PROBLEM DETAILS: Take the lines from the top down to and including the one with "const totals = years.map((_, i)" and repeat them exactly. Omit images.

MATERIAL PROVIDED:
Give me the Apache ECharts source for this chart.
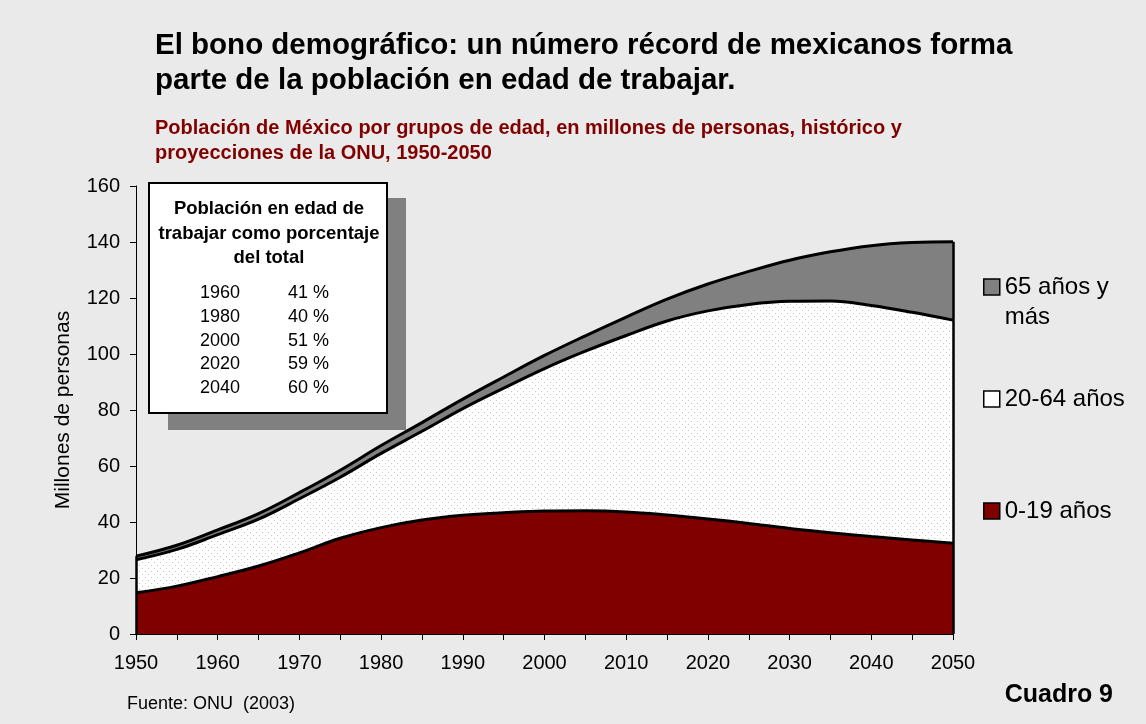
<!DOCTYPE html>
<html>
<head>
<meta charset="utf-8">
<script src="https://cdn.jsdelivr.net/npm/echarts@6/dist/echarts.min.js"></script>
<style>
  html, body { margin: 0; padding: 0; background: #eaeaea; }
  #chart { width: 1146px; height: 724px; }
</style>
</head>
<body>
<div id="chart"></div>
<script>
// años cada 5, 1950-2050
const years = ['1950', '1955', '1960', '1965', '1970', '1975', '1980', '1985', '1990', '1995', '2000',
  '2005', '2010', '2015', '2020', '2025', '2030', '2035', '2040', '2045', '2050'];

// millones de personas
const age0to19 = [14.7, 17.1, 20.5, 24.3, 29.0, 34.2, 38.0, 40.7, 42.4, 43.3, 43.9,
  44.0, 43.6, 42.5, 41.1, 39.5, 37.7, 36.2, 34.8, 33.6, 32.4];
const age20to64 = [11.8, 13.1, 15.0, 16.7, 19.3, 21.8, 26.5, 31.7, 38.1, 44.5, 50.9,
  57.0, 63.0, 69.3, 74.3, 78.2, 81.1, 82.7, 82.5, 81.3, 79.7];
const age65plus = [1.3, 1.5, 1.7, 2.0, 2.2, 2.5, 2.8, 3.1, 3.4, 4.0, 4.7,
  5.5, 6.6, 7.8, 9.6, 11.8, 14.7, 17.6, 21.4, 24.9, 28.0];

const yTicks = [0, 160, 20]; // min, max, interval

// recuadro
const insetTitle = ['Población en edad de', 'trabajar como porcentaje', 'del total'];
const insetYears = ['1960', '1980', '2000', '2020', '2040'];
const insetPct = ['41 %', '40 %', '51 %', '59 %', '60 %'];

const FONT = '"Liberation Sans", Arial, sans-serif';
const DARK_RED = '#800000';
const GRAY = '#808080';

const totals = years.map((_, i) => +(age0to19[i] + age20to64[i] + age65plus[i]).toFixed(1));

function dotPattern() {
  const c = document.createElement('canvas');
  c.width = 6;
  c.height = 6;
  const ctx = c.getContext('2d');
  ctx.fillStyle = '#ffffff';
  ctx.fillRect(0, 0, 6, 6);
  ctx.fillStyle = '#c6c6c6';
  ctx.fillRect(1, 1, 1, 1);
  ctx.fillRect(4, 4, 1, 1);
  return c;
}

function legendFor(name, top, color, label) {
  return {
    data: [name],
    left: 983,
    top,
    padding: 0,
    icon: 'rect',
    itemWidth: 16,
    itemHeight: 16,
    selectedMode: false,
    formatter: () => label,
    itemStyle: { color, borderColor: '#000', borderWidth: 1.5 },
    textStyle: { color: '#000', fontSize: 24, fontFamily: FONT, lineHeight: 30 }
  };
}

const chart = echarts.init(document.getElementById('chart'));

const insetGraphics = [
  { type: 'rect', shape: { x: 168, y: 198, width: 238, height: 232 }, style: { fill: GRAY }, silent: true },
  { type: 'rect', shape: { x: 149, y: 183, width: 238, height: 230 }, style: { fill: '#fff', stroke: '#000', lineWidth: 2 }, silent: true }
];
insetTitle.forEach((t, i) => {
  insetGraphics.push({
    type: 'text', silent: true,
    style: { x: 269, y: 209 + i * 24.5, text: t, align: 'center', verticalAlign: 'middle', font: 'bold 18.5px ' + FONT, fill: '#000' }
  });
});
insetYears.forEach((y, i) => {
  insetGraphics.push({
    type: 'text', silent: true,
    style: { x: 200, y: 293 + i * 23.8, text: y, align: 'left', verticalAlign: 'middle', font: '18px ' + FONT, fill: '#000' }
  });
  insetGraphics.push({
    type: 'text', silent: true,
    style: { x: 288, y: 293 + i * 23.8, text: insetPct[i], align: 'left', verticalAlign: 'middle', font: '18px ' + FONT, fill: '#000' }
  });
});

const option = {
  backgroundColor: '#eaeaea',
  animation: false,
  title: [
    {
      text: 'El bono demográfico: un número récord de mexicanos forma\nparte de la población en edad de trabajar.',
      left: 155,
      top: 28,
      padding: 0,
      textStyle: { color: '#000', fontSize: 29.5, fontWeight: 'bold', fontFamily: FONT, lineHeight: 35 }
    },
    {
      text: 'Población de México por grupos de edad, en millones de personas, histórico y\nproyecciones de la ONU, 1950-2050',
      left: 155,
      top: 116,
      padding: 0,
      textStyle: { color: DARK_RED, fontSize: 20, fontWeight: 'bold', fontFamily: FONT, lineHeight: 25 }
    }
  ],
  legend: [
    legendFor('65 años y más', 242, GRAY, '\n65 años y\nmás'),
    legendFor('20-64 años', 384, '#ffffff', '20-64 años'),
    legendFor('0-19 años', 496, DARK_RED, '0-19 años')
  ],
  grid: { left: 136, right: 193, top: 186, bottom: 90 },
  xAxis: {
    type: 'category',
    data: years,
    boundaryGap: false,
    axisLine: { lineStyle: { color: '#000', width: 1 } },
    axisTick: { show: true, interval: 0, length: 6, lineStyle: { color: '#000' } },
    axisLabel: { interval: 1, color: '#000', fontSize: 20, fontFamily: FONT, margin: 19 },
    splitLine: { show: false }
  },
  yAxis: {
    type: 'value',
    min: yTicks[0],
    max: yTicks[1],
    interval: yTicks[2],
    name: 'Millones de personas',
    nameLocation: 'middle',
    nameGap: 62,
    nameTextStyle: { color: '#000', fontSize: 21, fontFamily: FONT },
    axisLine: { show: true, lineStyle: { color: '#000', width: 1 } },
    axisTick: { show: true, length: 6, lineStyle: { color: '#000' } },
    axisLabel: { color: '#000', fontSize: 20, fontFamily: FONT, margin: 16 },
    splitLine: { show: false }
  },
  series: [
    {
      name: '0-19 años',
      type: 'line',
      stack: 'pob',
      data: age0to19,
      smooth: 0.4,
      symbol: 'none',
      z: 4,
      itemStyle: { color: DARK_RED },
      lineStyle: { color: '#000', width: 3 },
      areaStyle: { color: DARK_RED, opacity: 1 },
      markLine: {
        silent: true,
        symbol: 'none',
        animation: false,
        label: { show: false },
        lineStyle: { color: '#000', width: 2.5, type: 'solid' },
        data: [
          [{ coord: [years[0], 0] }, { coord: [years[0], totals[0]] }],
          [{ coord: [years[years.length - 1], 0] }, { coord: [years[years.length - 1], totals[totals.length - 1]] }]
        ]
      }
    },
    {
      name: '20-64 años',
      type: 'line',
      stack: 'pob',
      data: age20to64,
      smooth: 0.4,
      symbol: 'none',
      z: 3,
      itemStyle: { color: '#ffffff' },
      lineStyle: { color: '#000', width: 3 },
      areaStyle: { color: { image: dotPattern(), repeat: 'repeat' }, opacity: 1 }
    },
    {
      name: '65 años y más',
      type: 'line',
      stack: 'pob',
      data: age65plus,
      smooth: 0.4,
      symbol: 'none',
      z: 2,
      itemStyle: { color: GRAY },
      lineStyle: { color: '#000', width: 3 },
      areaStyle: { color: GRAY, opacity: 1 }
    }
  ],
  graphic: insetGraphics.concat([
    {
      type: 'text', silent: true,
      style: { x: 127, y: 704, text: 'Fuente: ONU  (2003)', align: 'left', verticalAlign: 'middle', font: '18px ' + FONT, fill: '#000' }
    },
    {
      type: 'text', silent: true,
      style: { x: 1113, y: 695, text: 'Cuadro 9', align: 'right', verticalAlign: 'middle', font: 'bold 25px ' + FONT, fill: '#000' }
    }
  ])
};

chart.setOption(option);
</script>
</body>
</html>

COMPLETE ANSWER:
Give me the Apache ECharts source for this chart.
<!DOCTYPE html>
<html>
<head>
<meta charset="utf-8">
<script src="https://cdn.jsdelivr.net/npm/echarts@6/dist/echarts.min.js"></script>
<style>
  html, body { margin: 0; padding: 0; background: #eaeaea; }
  #chart { width: 1146px; height: 724px; }
</style>
</head>
<body>
<div id="chart"></div>
<script>
// años cada 5, 1950-2050
const years = ['1950', '1955', '1960', '1965', '1970', '1975', '1980', '1985', '1990', '1995', '2000',
  '2005', '2010', '2015', '2020', '2025', '2030', '2035', '2040', '2045', '2050'];

// millones de personas
const age0to19 = [14.7, 17.1, 20.5, 24.3, 29.0, 34.2, 38.0, 40.7, 42.4, 43.3, 43.9,
  44.0, 43.6, 42.5, 41.1, 39.5, 37.7, 36.2, 34.8, 33.6, 32.4];
const age20to64 = [11.8, 13.1, 15.0, 16.7, 19.3, 21.8, 26.5, 31.7, 38.1, 44.5, 50.9,
  57.0, 63.0, 69.3, 74.3, 78.2, 81.1, 82.7, 82.5, 81.3, 79.7];
const age65plus = [1.3, 1.5, 1.7, 2.0, 2.2, 2.5, 2.8, 3.1, 3.4, 4.0, 4.7,
  5.5, 6.6, 7.8, 9.6, 11.8, 14.7, 17.6, 21.4, 24.9, 28.0];

const yTicks = [0, 160, 20]; // min, max, interval

// recuadro
const insetTitle = ['Población en edad de', 'trabajar como porcentaje', 'del total'];
const insetYears = ['1960', '1980', '2000', '2020', '2040'];
const insetPct = ['41 %', '40 %', '51 %', '59 %', '60 %'];

const FONT = '"Liberation Sans", Arial, sans-serif';
const DARK_RED = '#800000';
const GRAY = '#808080';

const totals = years.map((_, i) => +(age0to19[i] + age20to64[i] + age65plus[i]).toFixed(1));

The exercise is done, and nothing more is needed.